1 can ninja beans, drained (may be in disguise as 'black beans')
2 chipotle chilies in adobo sauce*, chopped (my computer has 'chipotle' underlined like it's spelled wrong and suggested I change the spelling to 'Chippendale'...so henceforth, chipotle will be known as Chippendale!)
1 white corn tortilla (more if you plan on feeding your fellow henchmen)
1 egg (see parenthesis above)
a fingertip grab of shredded monterey jack cheese ("a fingertip grab" is an official measurement starting now)
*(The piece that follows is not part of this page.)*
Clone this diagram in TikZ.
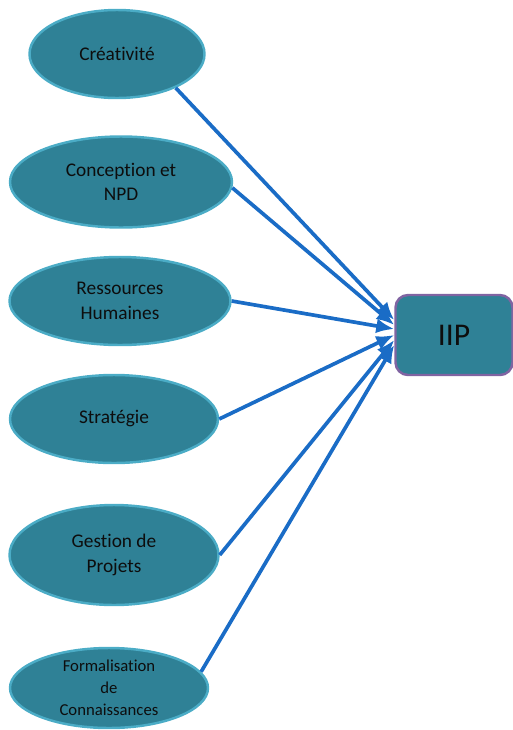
\documentclass[tikz,border=0pt]{standalone}
\usepackage{fontspec}
\setmainfont[Ligatures=NoCommon]{Carlito}
\usepackage{tikz}
\usetikzlibrary{arrows.meta,shapes.geometric}
\definecolor{cFill}{HTML}{2F8196}
\definecolor{cRim}{HTML}{4BACC6}
\definecolor{cBox}{HTML}{8064A2}
\definecolor{cArrow}{HTML}{1A6CC6}
\definecolor{cText}{HTML}{0D0D0D}
\tikzset{
  arr/.style={-{Latex[length=3.6mm,width=3mm]}, line width=2.1pt, draw=cArrow},
  src/.style={ellipse, draw=cRim, line width=1.4pt, fill=cFill, inner sep=0pt,
    text=cText, align=center, font=\fontsize{11}{14}\selectfont},
  tgt/.style={rectangle, rounded corners=2.5mm, draw=cBox, line width=1.4pt, fill=cFill,
    inner sep=0pt, text=cText, font=\fontsize{18}{20}\selectfont},
}
\begin{document}
\begin{tikzpicture}
        \useasboundingbox (0,0) rectangle (10.26,-14.6);
        % sources
        \node[src, minimum width=3.5cm,  minimum height=1.76cm] (cre) at (2.34,-1.08) {Créativité};
        \node[src, minimum width=4.44cm, minimum height=1.82cm] (con) at (2.42,-3.64) {Conception et\\NPD};
        \node[src, minimum width=4.42cm, minimum height=1.76cm] (res) at (2.40,-6.02) {Ressources\\Humaines};
        \node[src, minimum width=4.16cm, minimum height=1.76cm] (str) at (2.28,-8.38) {Stratégie};
        \node[src, minimum width=4.18cm, minimum height=2.0cm]  (ges) at (2.28,-11.10) {Gestion de\\Projets};
        \node[src, minimum width=3.96cm, minimum height=1.6cm, font=\fontsize{9.5}{12.5}\selectfont]
          (frm) at (2.18,-13.76) {Formalisation\\de\\Connaissances};
        % target
        \node[tgt, minimum width=2.34cm, minimum height=1.6cm] (iip) at (9.08,-6.70) {IIP};
        % links
        \draw[arr] (cre.-30) -- ([yshift=3mm]iip.west);
        \draw[arr] (con.-3)  -- ([yshift=2mm]iip.west);
        \draw[arr] (res.east) -- ([yshift=1.2mm]iip.west);
        \draw[arr] (str.east) -- ([yshift=0mm]iip.west);
        \draw[arr] (ges.east) -- ([yshift=-1mm]iip.west);
        \draw[arr] (frm.10)  -- ([yshift=-2mm]iip.west);
      \end{tikzpicture}
\end{document}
Heat a dash of oil in a pan and add garlic (oh ya! garlic! pretend '2 cloves of garlic' is listed above!), heat until starting to brown. Add ninja beans and your saucy Chippendale peppers. Heat through and add a shot glass of water if it gets too thick/dry for your liking.
While that's heating up, put your tortillas on a baking sheet and sprinkle with a little cheese. Toss in oven at 350 degrees just until your cheese has melted, top with about 2-3 big spoonfuls of your saucy Chippendale ninja mix. You should probably kill a pedestrian or shoot your neighbors window out with a rocket launcher right about now to secure your place as a hardened criminal. In a separate pan, fry your egg to your liking (I like to watch mine bleed when I stab it). I actually put my salsa on top of my beans and then added my egg but I believe vice versa would also be acceptable in most villain circles.
This bad boy weighs in at around 374 calories a serving so you don't have to worry about outgrowing your black spandex and matching cape!


*I just wanted to make this clear because the Chippendale peppers are what add the spice, I bought a can of them and only used two peppers, NOT two cans of peppers!! If you use more than two peppers, it's possible your intestines will fall out. If this happens, let me know and I'll tell you how to make sausage.